Ask a LEGO Fan

LEGO Set Numbers

Posted in General Questions by lfanquestions on August 27, 2009

Dave writes:

Is there any rhyme or reason to how TLG assigns numbers to sets?  For instance, 1989’s Forestmen’s River Fortress is numbered 6077 while 1993’s Dark Dragon’s Den is numbered 6076.  What gives?  Also, it seems like set numbers can vary between 3, 4, or more digits — is this related to country of release, age, exclusives, etc?

Thanks,

Dave

Dear Dave,

There are patterns of LEGO set numbering but they are not always followed by TLG.  Sets from the 1960’s have two or three digits.  In the 1970’s most sets had three digits.  Around 1980 sets with four digits began to appear.  Current retail sets have four digits while LEGO exclusives usually contain five or six digits.

Each theme had a range of numbers that most of its sets belonged to.  Castle was 6000, Space was 6800, and so on.   Every year a theme usually had five or six new sets.  The last two digits of the set number were based on the size of the set.  Check out the 1984 Castle sets: http://www.classic-castle.com/sets/oop1984.html

A small set like 6010 Supply Wagon received a low number while a large set such as 6080 Kings Castle had a high number.  Lego gradually filled in the missing numbers with new sets in a theme over the 1980’s and 1990’s.  Eventually they had to move themes to new number ranges.

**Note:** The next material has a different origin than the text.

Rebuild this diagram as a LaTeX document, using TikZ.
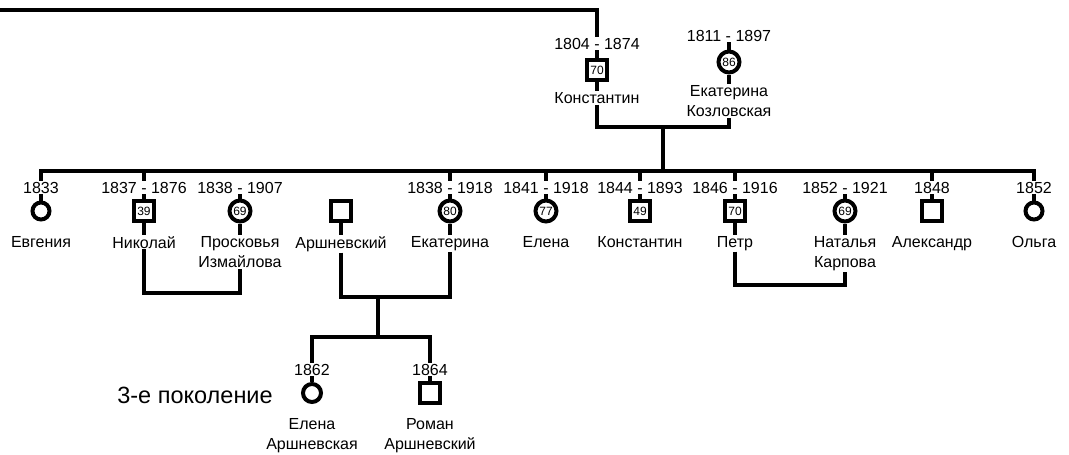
\documentclass[tikz,border=0pt]{standalone}
\usepackage{fontspec}
\setmainfont{Liberation Sans}
\usetikzlibrary{positioning}

\begin{document}
\begin{tikzpicture}[x=1pt, y=-1pt, font=\fontsize{16}{20}\selectfont,
	link/.style={line width=4.5pt},
	man/.style={rectangle, draw, line width=4pt, minimum size=20pt, inner sep=0pt, font=\fontsize{12}{12}\selectfont},
	woman/.style={circle, draw, line width=4pt, minimum size=21pt, inner sep=0pt, font=\fontsize{12}{12}\selectfont},
	yr/.style={anchor=base, inner sep=1pt},
	nm/.style={anchor=north, inner sep=1pt, align=center}]
	\useasboundingbox (0,0) rectangle (1069,455);

	% 1st generation
	\coordinate (top) at (0,10);
	\node[yr] (k1-y) at (597,49) {1804 - 1874};
	\node[man] (k1) at (597,70) {70};
	\node[nm] (k1-n) at (597,91) {Константин};
	\node[yr] (kz-y) at (729,41) {1811 - 1897};
	\node[woman] (kz) at (729,62) {86};
	\node[nm] (kz-n) at (729,84) {Екатерина\\Козловская};
	\coordinate (c1) at (663,127);
	\coordinate (c2) at (663,171);

	% 2nd generation
	\node[yr] (ev-y) at (41,193) {1833};
	\node[woman, minimum size=17pt] (ev) at (41,211) {};
	\node[nm] (ev-n) at (41,235) {Евгения};
	\node[yr] (ni-y) at (144,193) {1837 - 1876};
	\node[man] (ni) at (144,211) {39};
	\node[nm] (ni-n) at (144,235) {Николай};
	\node[yr] (pr-y) at (240,193) {1838 - 1907};
	\node[woman] (pr) at (240,211) {69};
	\node[nm] (pr-n) at (240,235) {Просковья\\Измайлова};
	\node[man] (ar) at (341,211) {};
	\node[nm] (ar-n) at (341,235) {Аршневский};
	\node[yr] (ek-y) at (450,193) {1838 - 1918};
	\node[woman] (ek) at (450,211) {80};
	\node[nm] (ek-n) at (450,235) {Екатерина};
	\node[yr] (el-y) at (546,193) {1841 - 1918};
	\node[woman] (el) at (546,211) {77};
	\node[nm] (el-n) at (546,235) {Елена};
	\node[yr] (ko-y) at (640,193) {1844 - 1893};
	\node[man] (ko) at (640,211) {49};
	\node[nm] (ko-n) at (640,235) {Константин};
	\node[yr] (pe-y) at (735,193) {1846 - 1916};
	\node[man] (pe) at (735,211) {70};
	\node[nm] (pe-n) at (735,235) {Петр};
	\node[yr] (na-y) at (845,193) {1852 - 1921};
	\node[woman] (na) at (845,211) {69};
	\node[nm] (na-n) at (845,235) {Наталья\\Карпова};
	\node[yr] (al-y) at (932,193) {1848};
	\node[man] (al) at (932,211) {};
	\node[nm] (al-n) at (932,235) {Александр};
	\node[yr] (ol-y) at (1034,193) {1852};
	\node[woman, minimum size=17pt] (ol) at (1034,211) {};
	\node[nm] (ol-n) at (1034,235) {Ольга};
	\coordinate (c-ni) at (192,293);
	\coordinate (c-ek) at (378,297);
	\coordinate (c-pe) at (790,285);
	\coordinate (c3) at (378,337);

	% 3rd generation
	\node[font=\fontsize{23.5}{26}\selectfont] (gen3) at (195,395) {3-е поколение};
	\node[yr] (e3-y) at (312,375) {1862};
	\node[woman, minimum size=18pt] (e3) at (312,393) {};
	\node[nm] (e3-n) at (312,417) {Елена\\Аршневская};
	\node[yr] (r3-y) at (430,375) {1864};
	\node[man] (r3) at (430,393) {};
	\node[nm] (r3-n) at (430,417) {Роман\\Аршневский};

	% lines
	\draw[link] (top) -| (k1-y.north);
	\draw[link] (k1-n.south) |- (c1) -| (kz-n.south);
	\draw[link] (c1) -- (c2);
	\draw[link] (ev-y.north) |- (c2) -| (ol-y.north);
	\draw[link] (ni-y.north) -- (ni-y.north |- c2);
	\draw[link] (ek-y.north) -- (ek-y.north |- c2);
	\draw[link] (el-y.north) -- (el-y.north |- c2);
	\draw[link] (ko-y.north) -- (ko-y.north |- c2);
	\draw[link] (pe-y.north) -- (pe-y.north |- c2);
	\draw[link] (al-y.north) -- (al-y.north |- c2);
	\draw[link] (ni-n.south) |- (c-ni) -| (pr-n.south);
	\draw[link] (ar-n.south) |- (c-ek) -| (ek-n.south);
	\draw[link] (pe-n.south) |- (c-pe) -| (na-n.south);
	\draw[link] (c-ek) -- (c3);
	\draw[link] (e3-y.north) |- (c3) -| (r3-y.north);

	% short ticks at the symbols
	\draw[link] (k1-y.south) -- (k1.north);
	\draw[link] (k1.south) -- (k1-n.north);
	\draw[link] (kz-y.south) -- (kz.north);
	\draw[link] (kz.south) -- (kz-n.north);
	\draw[link] (ev-y.south) -- (ev.north);
	\draw[link] (ni-y.south) -- (ni.north);
	\draw[link] (ni.south) -- (ni-n.north);
	\draw[link] (pr-y.south) -- (pr.north);
	\draw[link] (pr.south) -- (pr-n.north);
	\draw[link] (ar.south) -- (ar-n.north);
	\draw[link] (ek-y.south) -- (ek.north);
	\draw[link] (ek.south) -- (ek-n.north);
	\draw[link] (el-y.south) -- (el.north);
	\draw[link] (ko-y.south) -- (ko.north);
	\draw[link] (pe-y.south) -- (pe.north);
	\draw[link] (pe.south) -- (pe-n.north);
	\draw[link] (na-y.south) -- (na.north);
	\draw[link] (na.south) -- (na-n.north);
	\draw[link] (al-y.south) -- (al.north);
	\draw[link] (ol-y.south) -- (ol.north);
	\draw[link] (e3-y.south) -- (e3.north);
	\draw[link] (r3-y.south) -- (r3.north);
\end{tikzpicture}
\end{document}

Some sets do have different numbers depending on the country where the set was released.  This is most common with small boxed or polybag sets such as the Wizards Cart ( http://www.classic-castle.com/sets/archives/1736.html ).

A few sets even share the same number.  6077 Forestmen’s River Fortress shares a number with the North American version of 6077 Knight’s Procession ( http://www.classic-castle.com/sets/archives/0677.html ).

The numbering system has changed in recent years.  Now new sets in a theme tend to be in numerical order.  The five Lego Pirates sets found in all retail stores are numbered 6239-6243 while Pirate exclusive sets and impulse sets have higher numbers.